Il est non moins clair que, sans une coopération véritablement harmonieuse entre les instances chargées d'élaborer les politiques budgétaires et fiscales et celles qui s'occupent de la politique monétaire, le développement de l'économie européenne sera constamment freiné. Par exemple, faute de disposer d'un taux de change unique, l'Europe se trouve désarmée devant les États qui utilisent leur monnaie pour promouvoir leurs exportations.
Enfin, pour préserver les acquis de la politique agricole commune, à laquelle la France est profondément et justement attachée, il nous faudra nous adapter aux nouvelles règles du jeu et nouer des alliances nous permettant d'obtenir la majorité qualifiée. Cette recherche demandera autant d'habileté que de constance.
Nous sommes tous conscients de l'importance que revêt, pour l'Europe, l'existence d'une véritable politique étrangère qui soit à l'image de la puissance démographique et économique de l'Union. Or il n'est pas sûr que les instances prévues par le traité favorisent son émergence, tant les attributions respectives du président du Conseil européen, du haut représentant, du président du Conseil des affaires étrangères et du président de la Commission risquent de se chevaucher. Cette complexité peut nuire à l'action commune : il faudra beaucoup de diplomatie et de souplesse pour éviter les conflits, et bien de l'imagination pour les transcender.
Toutefois, sans une défense européenne, la politique étrangère de l'Europe n'aura pas de consistance. La politique de défense ne verra le jour que si elle trouve sa place dans une OTAN rénovée, ce qui suppose un accord préalable avec les États-Unis. Le choix est non pas entre la politique de défense et l'OTAN, mais entre le maintien d'une vision et de structures de l'Alliance qui datent de la Guerre froide et une nouvelle répartition des tâches, au sein de l'Alliance, qui confierait aux partenaires européens une mission propre et une large autonomie.
La seconde condition est l'acceptation, par les pays de l'Union européenne, d'une contribution plus équilibrée à l'effort de défense, qui se traduirait par un accroissement des crédits budgétaires des États membres. L'Agence européenne de défense peut être l'instrument de cette ambition.
Enfin, je voudrais affirmer une conviction : le maintien et le renforcement de l'entente entre la France et l'Allemagne constitue une condition essentielle de la redynamisation de la construction européenne.
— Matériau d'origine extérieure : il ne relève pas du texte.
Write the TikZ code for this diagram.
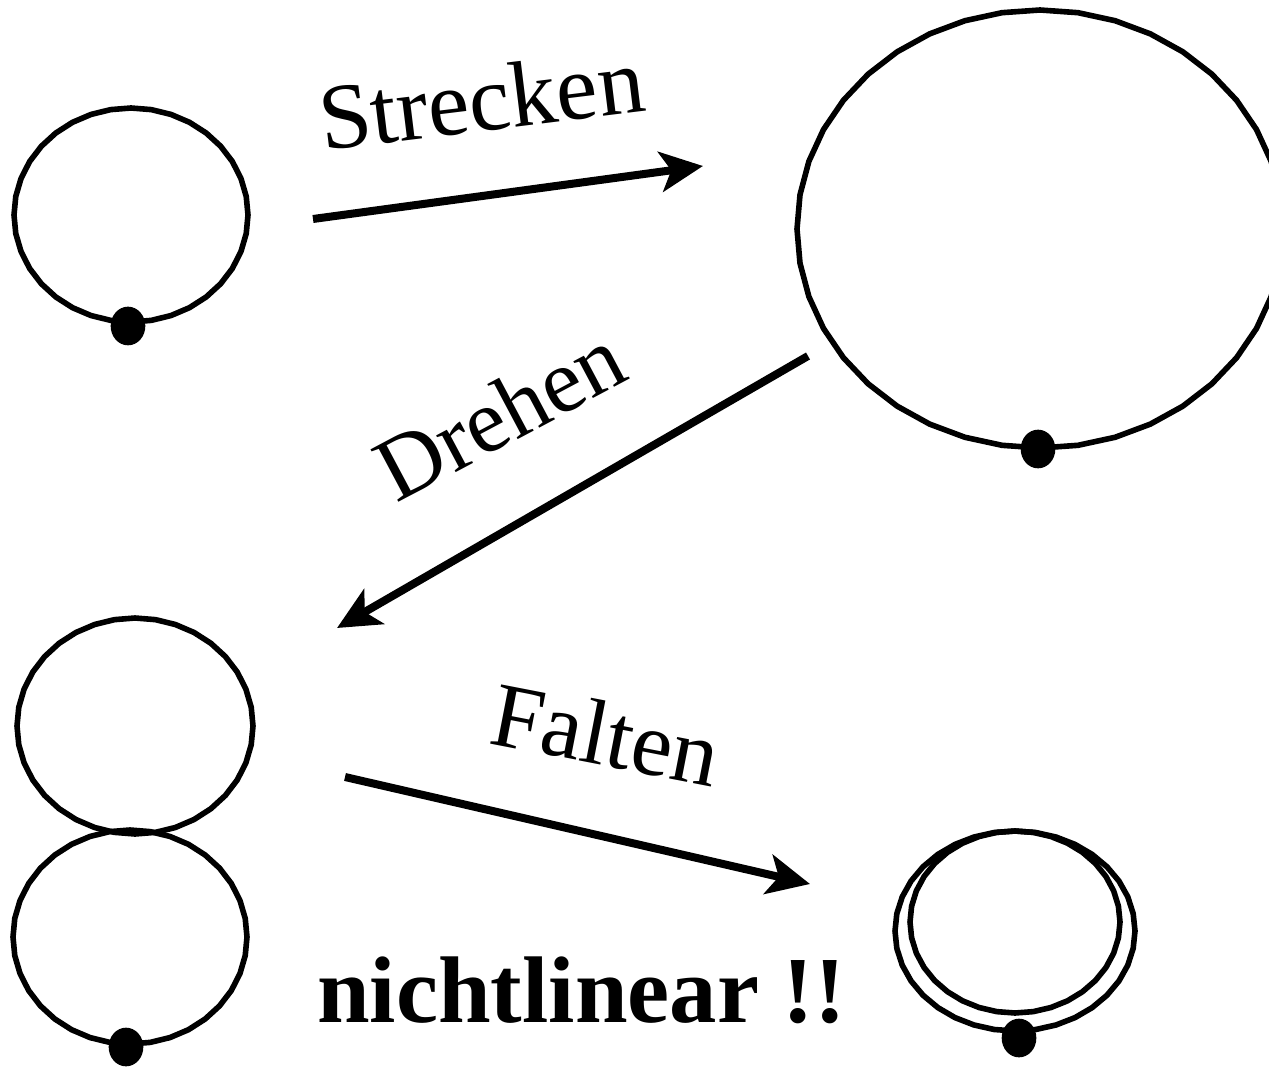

Chaque fois que nos deux pays ont agi de concert et se sont efforcés de faire converger leurs politiques et leurs analyses, la construction européenne a réalisé des progrès décisifs.
Toutefois, pour que nos politiques convergent, encore faut-il qu'elles soient assises sur des valeurs partagées. La France aura du mal à convaincre ses partenaires si elle ne procède pas à un redressement rapide de ses finances publiques et à des réformes fondamentales qui ne fassent plus douter de son aptitude à s'adapter au monde moderne.